◆ PROBLEM TO WORK ON ◆
Output the first line of the listing and each line after it, up to and including the line that contains "offspring of parent", exactly as written, minus the pictures.

◆ DATASET EXTRACT ◆
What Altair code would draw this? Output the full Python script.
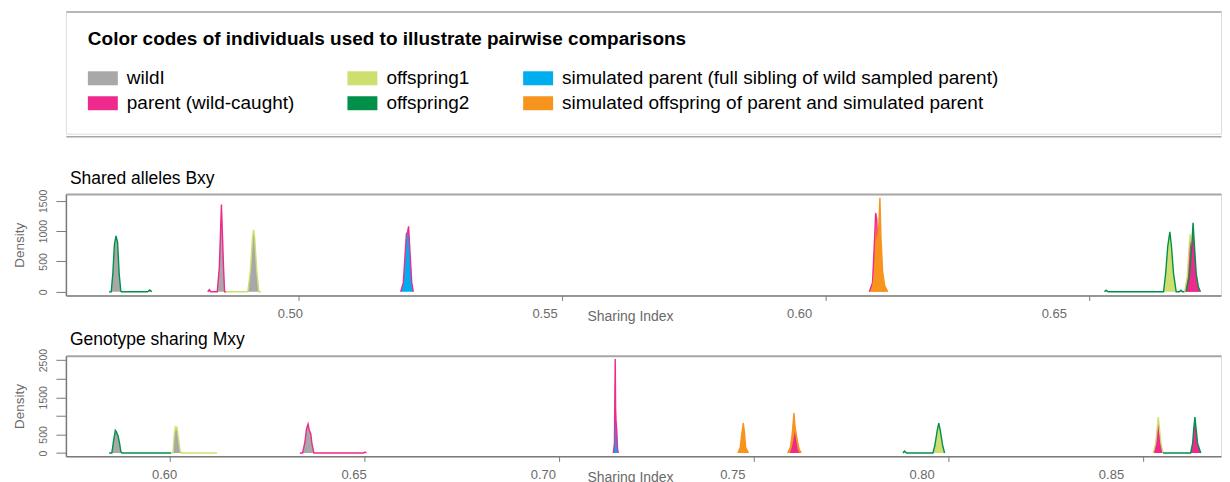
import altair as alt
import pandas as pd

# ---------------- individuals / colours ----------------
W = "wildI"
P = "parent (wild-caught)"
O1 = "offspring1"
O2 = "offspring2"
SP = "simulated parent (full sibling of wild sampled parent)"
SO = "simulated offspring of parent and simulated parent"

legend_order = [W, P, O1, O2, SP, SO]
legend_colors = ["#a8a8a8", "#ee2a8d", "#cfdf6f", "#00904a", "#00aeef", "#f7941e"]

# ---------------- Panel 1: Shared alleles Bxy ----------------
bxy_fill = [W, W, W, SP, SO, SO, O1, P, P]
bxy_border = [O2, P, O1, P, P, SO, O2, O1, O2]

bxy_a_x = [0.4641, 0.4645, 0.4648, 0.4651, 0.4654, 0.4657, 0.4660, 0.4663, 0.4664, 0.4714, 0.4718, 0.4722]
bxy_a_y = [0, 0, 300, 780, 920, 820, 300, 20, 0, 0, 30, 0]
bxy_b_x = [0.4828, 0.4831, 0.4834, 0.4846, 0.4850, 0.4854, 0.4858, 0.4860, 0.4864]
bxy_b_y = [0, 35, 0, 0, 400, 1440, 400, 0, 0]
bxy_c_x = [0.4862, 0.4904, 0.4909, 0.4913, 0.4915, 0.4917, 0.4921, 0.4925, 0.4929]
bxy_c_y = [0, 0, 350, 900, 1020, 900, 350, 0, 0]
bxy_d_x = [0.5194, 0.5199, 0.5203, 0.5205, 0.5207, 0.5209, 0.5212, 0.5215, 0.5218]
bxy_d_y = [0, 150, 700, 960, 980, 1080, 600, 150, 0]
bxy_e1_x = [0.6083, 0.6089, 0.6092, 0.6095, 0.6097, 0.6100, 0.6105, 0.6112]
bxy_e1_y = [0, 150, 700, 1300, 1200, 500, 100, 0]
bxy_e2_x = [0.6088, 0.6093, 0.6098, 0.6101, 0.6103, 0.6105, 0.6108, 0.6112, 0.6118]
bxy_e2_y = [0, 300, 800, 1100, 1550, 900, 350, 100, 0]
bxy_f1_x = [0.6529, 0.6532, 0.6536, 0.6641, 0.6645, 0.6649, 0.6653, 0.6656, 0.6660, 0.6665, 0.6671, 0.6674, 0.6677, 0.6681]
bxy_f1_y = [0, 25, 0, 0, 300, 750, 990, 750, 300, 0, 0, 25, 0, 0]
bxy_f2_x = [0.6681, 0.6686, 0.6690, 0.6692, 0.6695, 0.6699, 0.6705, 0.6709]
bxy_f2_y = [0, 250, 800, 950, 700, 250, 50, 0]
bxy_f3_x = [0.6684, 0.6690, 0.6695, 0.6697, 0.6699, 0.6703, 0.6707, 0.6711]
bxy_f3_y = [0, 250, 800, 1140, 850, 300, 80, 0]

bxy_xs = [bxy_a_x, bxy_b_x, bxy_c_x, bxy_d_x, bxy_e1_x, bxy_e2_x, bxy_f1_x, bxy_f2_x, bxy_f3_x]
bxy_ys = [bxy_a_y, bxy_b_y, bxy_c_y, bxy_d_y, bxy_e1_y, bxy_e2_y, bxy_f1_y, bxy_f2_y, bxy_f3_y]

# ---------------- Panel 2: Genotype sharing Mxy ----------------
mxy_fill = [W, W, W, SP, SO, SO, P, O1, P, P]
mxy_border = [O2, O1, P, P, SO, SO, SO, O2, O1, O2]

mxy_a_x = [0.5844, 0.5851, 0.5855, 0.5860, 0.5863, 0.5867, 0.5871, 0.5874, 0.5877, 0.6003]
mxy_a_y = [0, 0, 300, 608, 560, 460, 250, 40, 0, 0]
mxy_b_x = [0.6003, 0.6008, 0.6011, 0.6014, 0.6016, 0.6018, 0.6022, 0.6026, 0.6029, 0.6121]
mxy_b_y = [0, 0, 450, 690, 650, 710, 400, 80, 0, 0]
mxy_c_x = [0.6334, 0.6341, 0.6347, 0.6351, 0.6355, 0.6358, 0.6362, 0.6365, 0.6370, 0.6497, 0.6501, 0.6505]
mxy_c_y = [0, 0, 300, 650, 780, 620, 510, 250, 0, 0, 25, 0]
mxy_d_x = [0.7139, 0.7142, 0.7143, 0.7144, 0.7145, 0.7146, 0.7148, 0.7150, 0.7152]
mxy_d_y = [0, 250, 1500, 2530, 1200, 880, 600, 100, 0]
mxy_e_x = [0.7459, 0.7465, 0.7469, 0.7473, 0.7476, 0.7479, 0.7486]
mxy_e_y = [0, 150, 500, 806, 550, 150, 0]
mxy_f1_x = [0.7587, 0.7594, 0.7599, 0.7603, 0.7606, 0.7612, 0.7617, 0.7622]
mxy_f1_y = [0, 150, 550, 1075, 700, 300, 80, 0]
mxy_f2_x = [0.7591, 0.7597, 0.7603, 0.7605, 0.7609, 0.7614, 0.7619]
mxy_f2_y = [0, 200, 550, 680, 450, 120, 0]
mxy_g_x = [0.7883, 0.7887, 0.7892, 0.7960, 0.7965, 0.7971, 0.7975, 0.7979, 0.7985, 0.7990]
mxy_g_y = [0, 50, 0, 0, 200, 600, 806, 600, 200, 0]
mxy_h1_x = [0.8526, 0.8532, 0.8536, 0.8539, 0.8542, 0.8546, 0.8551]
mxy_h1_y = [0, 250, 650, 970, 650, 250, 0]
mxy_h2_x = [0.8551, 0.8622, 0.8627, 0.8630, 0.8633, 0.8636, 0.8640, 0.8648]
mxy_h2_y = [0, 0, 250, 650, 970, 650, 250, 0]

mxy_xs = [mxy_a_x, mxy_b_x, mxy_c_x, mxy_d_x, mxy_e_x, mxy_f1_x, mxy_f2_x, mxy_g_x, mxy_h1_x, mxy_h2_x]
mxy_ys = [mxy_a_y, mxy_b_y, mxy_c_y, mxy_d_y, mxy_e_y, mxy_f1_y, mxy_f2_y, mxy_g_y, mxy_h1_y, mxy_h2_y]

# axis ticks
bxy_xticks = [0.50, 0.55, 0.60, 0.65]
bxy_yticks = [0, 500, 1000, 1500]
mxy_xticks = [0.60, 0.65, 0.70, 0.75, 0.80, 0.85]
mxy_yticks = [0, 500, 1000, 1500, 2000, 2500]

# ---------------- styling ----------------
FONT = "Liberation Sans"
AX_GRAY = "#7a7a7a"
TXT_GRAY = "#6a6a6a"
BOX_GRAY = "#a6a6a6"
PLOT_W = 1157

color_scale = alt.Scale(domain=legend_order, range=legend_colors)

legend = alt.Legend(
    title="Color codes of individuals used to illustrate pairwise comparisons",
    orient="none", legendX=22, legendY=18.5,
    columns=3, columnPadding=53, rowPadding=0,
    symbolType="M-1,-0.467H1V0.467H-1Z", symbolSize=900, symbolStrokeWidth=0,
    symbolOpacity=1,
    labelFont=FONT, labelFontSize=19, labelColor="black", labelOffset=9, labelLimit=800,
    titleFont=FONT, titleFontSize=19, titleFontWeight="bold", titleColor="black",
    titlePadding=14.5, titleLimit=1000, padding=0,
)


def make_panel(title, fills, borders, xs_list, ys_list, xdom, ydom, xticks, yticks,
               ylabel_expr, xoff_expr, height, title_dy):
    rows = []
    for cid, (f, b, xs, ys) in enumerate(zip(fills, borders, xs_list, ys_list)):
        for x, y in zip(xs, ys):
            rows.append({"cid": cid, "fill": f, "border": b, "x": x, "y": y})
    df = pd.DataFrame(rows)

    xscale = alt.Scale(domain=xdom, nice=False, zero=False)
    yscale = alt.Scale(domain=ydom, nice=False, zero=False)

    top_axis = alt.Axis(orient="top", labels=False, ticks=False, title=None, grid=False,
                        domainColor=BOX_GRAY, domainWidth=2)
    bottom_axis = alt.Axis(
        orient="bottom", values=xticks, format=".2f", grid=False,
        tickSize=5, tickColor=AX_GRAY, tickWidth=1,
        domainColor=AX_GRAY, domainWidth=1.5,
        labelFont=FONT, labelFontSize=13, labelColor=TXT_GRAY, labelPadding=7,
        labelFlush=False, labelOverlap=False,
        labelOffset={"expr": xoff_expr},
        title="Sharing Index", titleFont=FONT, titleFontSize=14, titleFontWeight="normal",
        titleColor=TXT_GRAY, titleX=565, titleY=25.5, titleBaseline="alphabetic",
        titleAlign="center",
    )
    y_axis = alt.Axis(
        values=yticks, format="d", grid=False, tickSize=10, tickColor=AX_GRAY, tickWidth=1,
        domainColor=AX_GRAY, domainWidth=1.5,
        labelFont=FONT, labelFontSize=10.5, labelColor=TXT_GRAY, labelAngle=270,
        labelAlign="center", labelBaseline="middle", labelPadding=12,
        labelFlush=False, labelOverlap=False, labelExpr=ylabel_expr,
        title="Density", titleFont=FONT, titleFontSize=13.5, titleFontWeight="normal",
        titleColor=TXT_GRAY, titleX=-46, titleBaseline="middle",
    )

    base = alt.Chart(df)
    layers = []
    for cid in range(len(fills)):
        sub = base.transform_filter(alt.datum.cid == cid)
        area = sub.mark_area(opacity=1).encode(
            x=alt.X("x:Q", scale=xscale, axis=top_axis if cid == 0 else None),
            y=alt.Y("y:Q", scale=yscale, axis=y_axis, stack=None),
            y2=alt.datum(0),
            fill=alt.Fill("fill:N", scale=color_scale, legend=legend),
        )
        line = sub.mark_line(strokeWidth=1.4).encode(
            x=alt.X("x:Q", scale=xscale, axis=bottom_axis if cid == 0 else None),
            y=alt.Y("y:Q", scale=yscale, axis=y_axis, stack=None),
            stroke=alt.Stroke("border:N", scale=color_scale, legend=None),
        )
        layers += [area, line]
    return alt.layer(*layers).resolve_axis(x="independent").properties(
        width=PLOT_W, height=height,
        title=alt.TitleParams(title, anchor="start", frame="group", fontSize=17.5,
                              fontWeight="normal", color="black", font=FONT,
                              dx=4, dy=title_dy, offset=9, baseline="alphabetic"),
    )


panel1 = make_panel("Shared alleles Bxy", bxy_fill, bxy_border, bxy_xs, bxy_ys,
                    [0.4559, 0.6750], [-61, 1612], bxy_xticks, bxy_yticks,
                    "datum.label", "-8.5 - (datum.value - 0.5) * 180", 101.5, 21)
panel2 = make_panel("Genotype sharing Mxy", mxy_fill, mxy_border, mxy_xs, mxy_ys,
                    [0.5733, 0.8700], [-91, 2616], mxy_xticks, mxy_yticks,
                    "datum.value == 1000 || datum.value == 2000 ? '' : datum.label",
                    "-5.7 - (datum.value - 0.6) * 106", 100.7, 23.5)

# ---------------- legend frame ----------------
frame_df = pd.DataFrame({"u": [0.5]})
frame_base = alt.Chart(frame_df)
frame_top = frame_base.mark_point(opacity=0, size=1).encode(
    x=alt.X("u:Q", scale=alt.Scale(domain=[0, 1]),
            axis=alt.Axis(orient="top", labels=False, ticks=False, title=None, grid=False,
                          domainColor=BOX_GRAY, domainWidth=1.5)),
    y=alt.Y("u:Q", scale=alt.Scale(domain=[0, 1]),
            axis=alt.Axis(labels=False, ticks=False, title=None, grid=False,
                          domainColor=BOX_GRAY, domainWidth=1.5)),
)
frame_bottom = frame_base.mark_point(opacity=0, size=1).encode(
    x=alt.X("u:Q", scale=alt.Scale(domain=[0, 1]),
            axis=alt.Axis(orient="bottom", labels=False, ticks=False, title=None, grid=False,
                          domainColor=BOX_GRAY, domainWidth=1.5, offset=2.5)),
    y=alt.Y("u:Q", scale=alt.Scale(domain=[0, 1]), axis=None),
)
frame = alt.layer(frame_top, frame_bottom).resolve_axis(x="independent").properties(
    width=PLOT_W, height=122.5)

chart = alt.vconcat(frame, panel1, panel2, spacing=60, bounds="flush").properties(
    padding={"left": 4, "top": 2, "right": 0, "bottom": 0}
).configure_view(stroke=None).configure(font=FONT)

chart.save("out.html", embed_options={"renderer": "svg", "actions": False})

◆ THE OUTPUT ◆
What Altair code would draw this? Output the full Python script.
import altair as alt
import pandas as pd

# ---------------- individuals / colours ----------------
W = "wildI"
P = "parent (wild-caught)"
O1 = "offspring1"
O2 = "offspring2"
SP = "simulated parent (full sibling of wild sampled parent)"
SO = "simulated offspring of parent and simulated parent"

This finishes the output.